Her recent reading brought her attention to three “strands” of success, defined in different ways, each promising a different type of happiness.
“One was this kind of acquisitive strand, that success lies in these extrinsic goals like, wealth, status,” she said. “And I think that’s been the dominant strand today, when we think of success.”
“The other strand goes back to the Puritan Protestant roots of many of the colonies,” she said. “The idea of success was that you lived out a calling, where you serve mankind and God through the work that you did and fulfilling your duties and playing a certain role.”
“On the one hand it was socially rigid because it suggested that your place on earth, your role in life was ordained by God, so you shouldn’t be ambitious because that would be hubris and sinful.
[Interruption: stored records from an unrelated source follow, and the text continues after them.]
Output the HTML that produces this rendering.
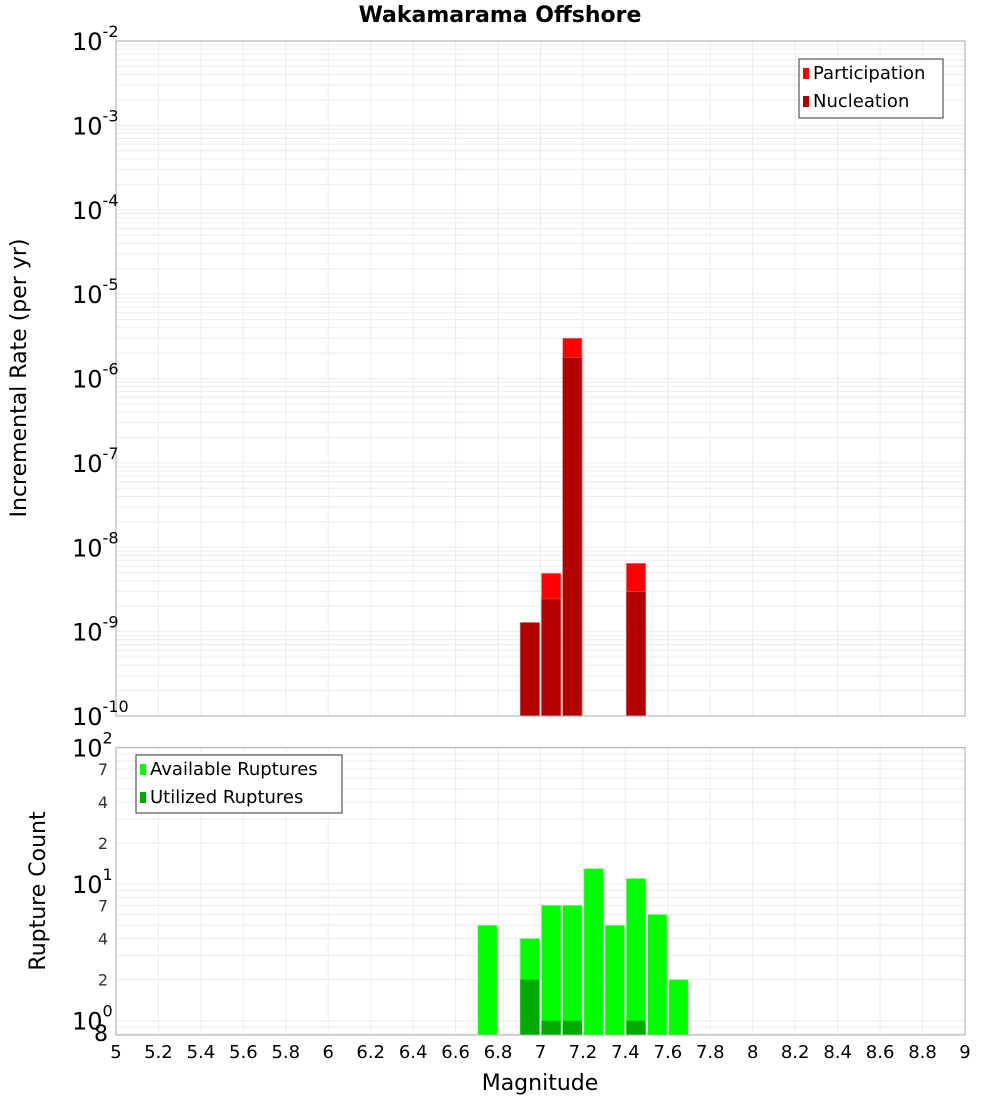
<!DOCTYPE html>
<html><head><meta charset="utf-8"><style>
body{margin:0;background:#fff;font-family:"Liberation Sans","DejaVu Sans",sans-serif}
svg text{font-family:"DejaVu Sans","Liberation Sans",sans-serif}
</style></head><body>
<svg id="chart" width="1000" height="1100" xmlns="http://www.w3.org/2000/svg">
<text x="500" y="22" text-anchor="middle" font-size="22" font-weight="bold">Wakamarama Offshore</text>
<text transform="translate(26,378) rotate(-90)" text-anchor="middle" font-size="22">Incremental Rate (per yr)</text>
<text transform="translate(45,891) rotate(-90)" text-anchor="middle" font-size="22">Rupture Count</text>
<text x="540" y="1090" text-anchor="middle" font-size="22">Magnitude</text>
<g id="topg"></g><g id="botg"></g><g id="xtg"></g>
</svg>
<script>
const partBins=[6.9,7.0,7.1,7.4];
const participation=[1.28e-9,4.9e-9,3.0e-6,6.45e-9];
const nucleation=[1.28e-9,2.44e-9,1.78e-6,2.97e-9];
const availBins=[6.7,6.9,7.0,7.1,7.2,7.3,7.4,7.5,7.6];
const available=[5,4,7,7,13,5,11,6,2];
const utilBins=[6.9,7.0,7.1,7.4];
const utilized=[2,1,1,1];
const xTicks=[5,5.2,5.4,5.6,5.8,6,6.2,6.4,6.6,6.8,7,7.2,7.4,7.6,7.8,8,8.2,8.4,8.6,8.8,9];
const topExps=[-10,-9,-8,-7,-6,-5,-4,-3,-2];
const botTickVals=[2,4,7,20,40,70];
const botTickLabels=['2','4','7','2','4','7'];

const NS='http://www.w3.org/2000/svg';
const X0=116,X1=965;
const xs=m=>X0+(m-5)/4*(X1-X0);
const TY0=41,TY1=716;
const ty=v=>TY1-(Math.log10(v)+10)/8*(TY1-TY0);
const BY0=747.7,BY1=1035,BD=136.5;
const by=v=>1020.7-Math.log10(v)*BD;
function el(p,t,a,txt){const e=document.createElementNS(NS,t);for(const k in a)e.setAttribute(k,a[k]);if(txt!=null)e.textContent=txt;p.appendChild(e);return e;}
const gTop=document.getElementById('topg'),gBot=document.getElementById('botg'),gX=document.getElementById('xtg');

el(gTop,'rect',{x:X0,y:TY0,width:X1-X0,height:TY1-TY0,fill:'#fff'});
el(gBot,'rect',{x:X0,y:BY0,width:X1-X0,height:BY1-BY0,fill:'#fff'});
xTicks.forEach(t=>{
 el(gTop,'line',{x1:xs(t),x2:xs(t),y1:TY0,y2:TY1,stroke:'#ececec'});
 el(gBot,'line',{x1:xs(t),x2:xs(t),y1:BY0,y2:BY1,stroke:'#ececec'});
});
for(let e=-10;e<-2;e++)for(let k=1;k<10;k++){const y=ty(k*Math.pow(10,e));el(gTop,'line',{x1:X0,x2:X1,y1:y,y2:y,stroke:'#ececec'});}
for(let e=-1;e<2;e++)for(let k=1;k<10;k++){const v=k*Math.pow(10,e);const y=by(v);if(y>BY1||y<BY0)continue;el(gBot,'line',{x1:X0,x2:X1,y1:y,y2:y,stroke:'#ececec'});}

partBins.forEach((b,i)=>{const r=el(gTop,'rect',{x:xs(b)+1,y:ty(participation[i]),width:xs(b+0.1)-xs(b)-2,height:TY1-ty(participation[i]),fill:'#ff0000',stroke:'#ff8080','stroke-width':0.6});

});
partBins.forEach((b,i)=>{const r=el(gTop,'rect',{x:xs(b)+1,y:ty(nucleation[i]),width:xs(b+0.1)-xs(b)-2,height:TY1-ty(nucleation[i]),fill:'#b30000',stroke:'#d06060','stroke-width':0.6});

});
availBins.forEach((b,i)=>{const r=el(gBot,'rect',{x:xs(b)+1,y:by(available[i]),width:xs(b+0.1)-xs(b)-2,height:BY1-by(available[i]),fill:'#00ff00',stroke:'#80ff80','stroke-width':0.6});

});
utilBins.forEach((b,i)=>{const r=el(gBot,'rect',{x:xs(b)+1,y:by(utilized[i]),width:xs(b+0.1)-xs(b)-2,height:BY1-by(utilized[i]),fill:'#00aa00'});

});

el(gTop,'rect',{x:X0,y:TY0,width:X1-X0,height:TY1-TY0,fill:'none',stroke:'#aaa'});
el(gBot,'rect',{x:X0,y:BY0,width:X1-X0,height:BY1-BY0,fill:'none',stroke:'#aaa'});

topExps.forEach(e=>{const y=ty(Math.pow(10,e));
 const t=el(gTop,'text',{x:72,y:y+9,'font-size':24});
 
 
 el(t,'tspan',{},'10');el(t,'tspan',{dy:-13,'font-size':16},String(e));});
[[0,1],[1,10],[2,100]].forEach(([e,v])=>{const y=by(v);
 const t=el(gBot,'text',{x:72,y:y+9,'font-size':24});
 
 
 el(t,'tspan',{},'10');el(t,'tspan',{dy:-13,'font-size':16},String(e));});
botTickVals.forEach((v,i)=>{const t=el(gBot,'text',{x:108,y:by(v)+6,'font-size':16,'text-anchor':'end',fill:'#333'},botTickLabels[i]);
 
 });
{const t=el(gBot,'text',{x:108,y:1041,'font-size':22,'text-anchor':'end'},'8');
 
 }
xTicks.forEach(v=>{const t=el(gX,'text',{x:xs(v),y:1058,'font-size':18,'text-anchor':'middle'},String(v));
 
 });

function legend(p,x,y,w,h,items,name){const g=el(p,'g',{});
 
 
 el(g,'rect',{x:x,y:y,width:w,height:h,fill:'#fff',stroke:'#333'});
 items.forEach(([c,l],i)=>{el(g,'rect',{x:x+4,y:y+9+i*28,width:6,height:11,fill:c});
 el(g,'text',{x:x+14,y:y+20+i*28,'font-size':18},l);});}
legend(gTop,799,59,144,59,[['#ff0000','Participation'],['#b30000','Nucleation']],'top-legend');
legend(gBot,136,755,206,58,[['#00ff00','Available Ruptures'],['#00aa00','Utilized Ruptures']],'bottom-legend');
</script>
</body></html>
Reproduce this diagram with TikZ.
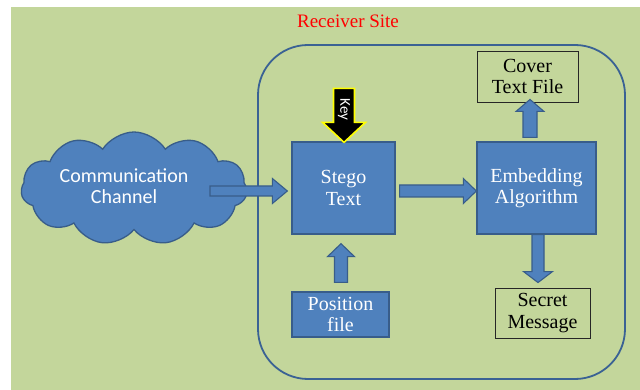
\documentclass[tikz,border=0pt]{standalone}
\usepackage{fontspec}
\setmainfont{Liberation Serif}
\newfontfamily\calfont{Carlito}
\usetikzlibrary{shapes.symbols,calc}
\definecolor{bggreen}{RGB}{195,214,155}
\definecolor{boxblue}{RGB}{79,129,189}
\definecolor{boxedge}{RGB}{56,93,138}
\definecolor{siteedge}{RGB}{58,98,148}
\definecolor{keyyellow}{RGB}{255,255,0}
% #1 style, #2 start, #3 tip, #4 shaft half width, #5 head half width, #6 head length
\newcommand\blockarrow[6]{%
  \coordinate (ba-s) at #2;
  \coordinate (ba-t) at #3;
  \coordinate (ba-h) at ($(ba-t)!#6!(ba-s)$);
  \draw[#1] ($(ba-s)!#4!90:(ba-t)$) -- ($(ba-h)!#4!-90:(ba-s)$) -- ($(ba-h)!#5!-90:(ba-s)$)
    -- (ba-t) -- ($(ba-h)!#5!90:(ba-s)$) -- ($(ba-h)!#4!90:(ba-s)$) -- ($(ba-s)!#4!-90:(ba-t)$) -- cycle;}
\begin{document}
\begin{tikzpicture}[x=1pt,y=-1pt,
  serif text/.style={font=\fontsize{20}{21.5}\selectfont, align=center},
  bluebox/.style={fill=boxblue, draw=boxedge, line width=1.3pt, serif text, text=white, inner sep=0pt},
  plainbox/.style={draw=black!85, line width=0.9pt, serif text, text=black, inner sep=0pt},
  barr/.style={fill=boxblue, draw=boxedge, line width=1.1pt, line join=miter},
  karr/.style={fill=black, draw=keyyellow, line width=1.6pt, line join=miter}]
\useasboundingbox (0,0) rectangle (640,390);
\fill[bggreen] (11,7) rectangle (640,390);
\node[text=red, font=\fontsize{19}{21}\selectfont] (title) at (348,21) {Receiver Site};
\node[draw=siteedge, line width=1.8pt, rounded corners=50pt, minimum width=367pt, minimum height=334pt, inner sep=0pt] (site) at (441.5,212) {};
\node[cloud, cloud puffs=11, cloud puff arc=115, cloud ignores aspect, aspect=2,
  minimum width=226pt, minimum height=113pt, inner sep=0pt,
  fill=boxblue, draw=boxedge, line width=1.3pt] (cloud) at (134,188.5) {};
\node[text=white, font=\calfont\fontsize{20}{21}\selectfont, align=center] (cloudtxt) at (124,186) {Communication\\Channel};
\node[bluebox, minimum width=103pt, minimum height=92pt] (stego) at (343.5,188) {Stego\\Text};
\node[bluebox, minimum width=119pt, minimum height=92pt] (embed) at (536.5,188) {Embedding\\Algorithm};
\node[plainbox, minimum width=101pt, minimum height=51pt] (cover) at (527.5,76.5) {Cover\\Text File};
\node[plainbox, minimum width=95pt, minimum height=50pt] (secret) at (542.5,313) {Secret\\Message};
\node[bluebox, minimum width=97pt, minimum height=45pt] (position) at (340.5,314.5) {Position\\file};
% arrows
\blockarrow{barr}{($(stego.center)+(-133.5,3)$)}{($(stego.west)+(-4,3)$)}{5pt}{12.5pt}{15pt}
\blockarrow{barr}{($(stego.east)+(4,3)$)}{($(embed.west)+(0,3)$)}{6pt}{12.5pt}{13pt}
\blockarrow{barr}{($(embed.north)+(-6.5,-4)$)}{($(cover.south)+(2.5,-3)$)}{7pt}{14pt}{12pt}
\blockarrow{barr}{($(embed.south)+(1.5,0)$)}{($(secret.north)+(-4.5,-5)$)}{6pt}{14.5pt}{11pt}
\blockarrow{barr}{($(position.north)+(0.5,-9)$)}{($(stego.south)+(-2.5,9)$)}{6.5pt}{13.5pt}{13pt}
\blockarrow{karr}{($(stego.north)+(0.5,-53)$)}{($(stego.north)+(0.5,1)$)}{10.5pt}{21.5pt}{20pt}
\node[rotate=-90, text=white, font=\calfont\fontsize{15}{15}\selectfont, inner sep=0pt] (keytxt) at ($(stego.north)+(0.5,-32)$) {Key};
\end{tikzpicture}
\end{document}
On the other hand, it was pretty democratic and hopeful because it gave everyone a chance to experience this form of success, of living out a calling because it affirmed the dignity of all work, all labor you put forth in the world, whether it was paid work or unpaid work, and it dignified those,” she said.
“There are remnants still, in psychology today, meaningful work and the research on calling. It’s been very secularized but it’s kind of this outgrowth of this Protestant conception of success.”
The third strand was one that Thomas Jefferson was a proponent of, as was Ralph Waldo Emerson, and writer and historian James Truslow Adams, Esfahani Smith said. “He [Adams] was the one who actually coined the term ‘the American dream,’ and the way he defined it was that it was a dream of reaching, becoming the person you were meant to be, reaching your potential.”
“I think that each of these different strands promised a sort of happiness,” Esfahani Smith said. “The first strand was a kind of material happiness, the second strand was this sort of spiritual happiness, and the third was also this spiritual and psychological fulfillment. There was this promise that if you pursued these things you would become fulfilled.”
Sometimes “happiness” and “meaning” are conflated, but Esfahani Smith says research shows that though there is overlap, there are also important differences, and she points out many in her book. Psychologist Viktor Frankl famously wrote about surviving the Holocaust because he had something to live for, and no one would assume those were times of happiness.
Esfahani Smith discusses the rise of positive psychology in recent decades, along with the “happiness frenzy” in recent years. Thousands of books are published promising happiness every year, and society isn’t happier for it.
As a result, many positive psychologists and writers stress the importance of meaning, but wrap their messages up in happiness.
“The word happiness is a word that’s really alluring to people,” she said. “There is this real happiness zeitgeist in our culture.”